(PROBLEM): Line by line, repeat the data below exactly, beginning at the first line and ending at the line with "green = '#3dae36'". Omit pictures.

--- start of DATA ---

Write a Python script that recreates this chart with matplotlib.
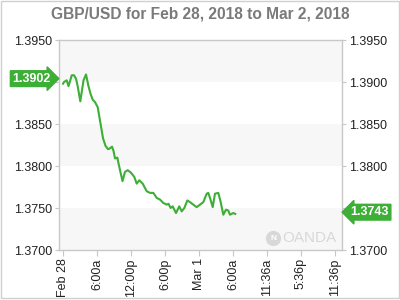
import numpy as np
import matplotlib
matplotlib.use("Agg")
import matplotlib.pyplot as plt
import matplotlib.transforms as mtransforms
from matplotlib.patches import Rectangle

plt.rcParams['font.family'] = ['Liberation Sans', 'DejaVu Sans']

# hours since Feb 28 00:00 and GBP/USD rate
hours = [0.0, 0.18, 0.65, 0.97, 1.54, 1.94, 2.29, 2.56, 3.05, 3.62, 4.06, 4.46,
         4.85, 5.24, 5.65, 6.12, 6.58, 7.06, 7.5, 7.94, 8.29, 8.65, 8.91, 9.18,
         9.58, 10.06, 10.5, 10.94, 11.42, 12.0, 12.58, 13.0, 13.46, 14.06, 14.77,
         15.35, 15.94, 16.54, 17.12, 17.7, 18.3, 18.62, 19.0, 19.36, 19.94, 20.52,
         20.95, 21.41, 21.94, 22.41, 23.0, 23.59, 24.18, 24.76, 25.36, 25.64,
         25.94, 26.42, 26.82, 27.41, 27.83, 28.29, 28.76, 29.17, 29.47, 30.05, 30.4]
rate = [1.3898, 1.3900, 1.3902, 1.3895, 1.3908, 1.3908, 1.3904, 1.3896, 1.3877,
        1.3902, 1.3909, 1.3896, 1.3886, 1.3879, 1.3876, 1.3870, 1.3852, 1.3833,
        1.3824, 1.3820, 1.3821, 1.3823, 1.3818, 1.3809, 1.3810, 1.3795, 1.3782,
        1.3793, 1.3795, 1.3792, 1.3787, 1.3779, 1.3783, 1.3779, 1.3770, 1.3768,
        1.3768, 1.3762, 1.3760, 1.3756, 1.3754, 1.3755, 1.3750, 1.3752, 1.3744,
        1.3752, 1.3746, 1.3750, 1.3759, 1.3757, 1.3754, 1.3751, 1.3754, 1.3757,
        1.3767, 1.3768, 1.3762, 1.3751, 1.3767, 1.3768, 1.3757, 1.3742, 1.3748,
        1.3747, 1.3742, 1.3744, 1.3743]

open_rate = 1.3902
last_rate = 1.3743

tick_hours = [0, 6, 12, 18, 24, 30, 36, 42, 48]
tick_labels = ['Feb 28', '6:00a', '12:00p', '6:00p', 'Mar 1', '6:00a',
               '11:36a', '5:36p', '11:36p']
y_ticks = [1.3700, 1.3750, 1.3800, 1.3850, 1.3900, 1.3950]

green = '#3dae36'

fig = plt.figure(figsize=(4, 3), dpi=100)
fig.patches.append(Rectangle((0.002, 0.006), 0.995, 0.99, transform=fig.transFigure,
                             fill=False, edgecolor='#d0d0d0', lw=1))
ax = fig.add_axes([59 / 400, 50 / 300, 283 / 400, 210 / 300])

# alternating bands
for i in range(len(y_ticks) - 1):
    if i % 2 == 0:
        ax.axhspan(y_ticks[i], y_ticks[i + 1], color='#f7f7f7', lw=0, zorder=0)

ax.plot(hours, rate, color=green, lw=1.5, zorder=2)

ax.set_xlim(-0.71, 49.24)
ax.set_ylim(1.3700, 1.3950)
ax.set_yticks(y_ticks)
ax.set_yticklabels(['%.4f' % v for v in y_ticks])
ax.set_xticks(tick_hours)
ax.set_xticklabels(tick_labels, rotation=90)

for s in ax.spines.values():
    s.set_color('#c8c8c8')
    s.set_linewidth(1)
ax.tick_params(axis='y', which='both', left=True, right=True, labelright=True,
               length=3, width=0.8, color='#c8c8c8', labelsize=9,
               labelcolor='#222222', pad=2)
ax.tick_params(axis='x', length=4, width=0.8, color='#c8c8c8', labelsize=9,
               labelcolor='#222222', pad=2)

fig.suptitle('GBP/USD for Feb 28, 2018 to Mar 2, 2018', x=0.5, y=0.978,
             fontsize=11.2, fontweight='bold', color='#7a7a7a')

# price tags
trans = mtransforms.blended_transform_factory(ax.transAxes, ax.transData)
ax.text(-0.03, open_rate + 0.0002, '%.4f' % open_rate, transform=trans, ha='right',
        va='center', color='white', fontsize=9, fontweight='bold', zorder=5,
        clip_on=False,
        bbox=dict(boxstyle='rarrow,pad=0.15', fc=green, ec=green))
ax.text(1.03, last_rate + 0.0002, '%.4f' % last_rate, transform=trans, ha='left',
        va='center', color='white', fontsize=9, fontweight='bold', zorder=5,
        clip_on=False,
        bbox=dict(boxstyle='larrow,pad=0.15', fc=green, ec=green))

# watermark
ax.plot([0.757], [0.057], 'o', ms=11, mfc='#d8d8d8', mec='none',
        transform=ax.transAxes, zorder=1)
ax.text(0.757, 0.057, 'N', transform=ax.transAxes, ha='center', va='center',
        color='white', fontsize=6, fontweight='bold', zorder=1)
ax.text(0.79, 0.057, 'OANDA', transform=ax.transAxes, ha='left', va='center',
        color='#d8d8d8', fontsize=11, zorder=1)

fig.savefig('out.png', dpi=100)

--- end of DATA ---

(COMPLETED TASK):
Write a Python script that recreates this chart with matplotlib.
import numpy as np
import matplotlib
matplotlib.use("Agg")
import matplotlib.pyplot as plt
import matplotlib.transforms as mtransforms
from matplotlib.patches import Rectangle

plt.rcParams['font.family'] = ['Liberation Sans', 'DejaVu Sans']

# hours since Feb 28 00:00 and GBP/USD rate
hours = [0.0, 0.18, 0.65, 0.97, 1.54, 1.94, 2.29, 2.56, 3.05, 3.62, 4.06, 4.46,
         4.85, 5.24, 5.65, 6.12, 6.58, 7.06, 7.5, 7.94, 8.29, 8.65, 8.91, 9.18,
         9.58, 10.06, 10.5, 10.94, 11.42, 12.0, 12.58, 13.0, 13.46, 14.06, 14.77,
         15.35, 15.94, 16.54, 17.12, 17.7, 18.3, 18.62, 19.0, 19.36, 19.94, 20.52,
         20.95, 21.41, 21.94, 22.41, 23.0, 23.59, 24.18, 24.76, 25.36, 25.64,
         25.94, 26.42, 26.82, 27.41, 27.83, 28.29, 28.76, 29.17, 29.47, 30.05, 30.4]
rate = [1.3898, 1.3900, 1.3902, 1.3895, 1.3908, 1.3908, 1.3904, 1.3896, 1.3877,
        1.3902, 1.3909, 1.3896, 1.3886, 1.3879, 1.3876, 1.3870, 1.3852, 1.3833,
        1.3824, 1.3820, 1.3821, 1.3823, 1.3818, 1.3809, 1.3810, 1.3795, 1.3782,
        1.3793, 1.3795, 1.3792, 1.3787, 1.3779, 1.3783, 1.3779, 1.3770, 1.3768,
        1.3768, 1.3762, 1.3760, 1.3756, 1.3754, 1.3755, 1.3750, 1.3752, 1.3744,
        1.3752, 1.3746, 1.3750, 1.3759, 1.3757, 1.3754, 1.3751, 1.3754, 1.3757,
        1.3767, 1.3768, 1.3762, 1.3751, 1.3767, 1.3768, 1.3757, 1.3742, 1.3748,
        1.3747, 1.3742, 1.3744, 1.3743]

open_rate = 1.3902
last_rate = 1.3743

tick_hours = [0, 6, 12, 18, 24, 30, 36, 42, 48]
tick_labels = ['Feb 28', '6:00a', '12:00p', '6:00p', 'Mar 1', '6:00a',
               '11:36a', '5:36p', '11:36p']
y_ticks = [1.3700, 1.3750, 1.3800, 1.3850, 1.3900, 1.3950]

green = '#3dae36'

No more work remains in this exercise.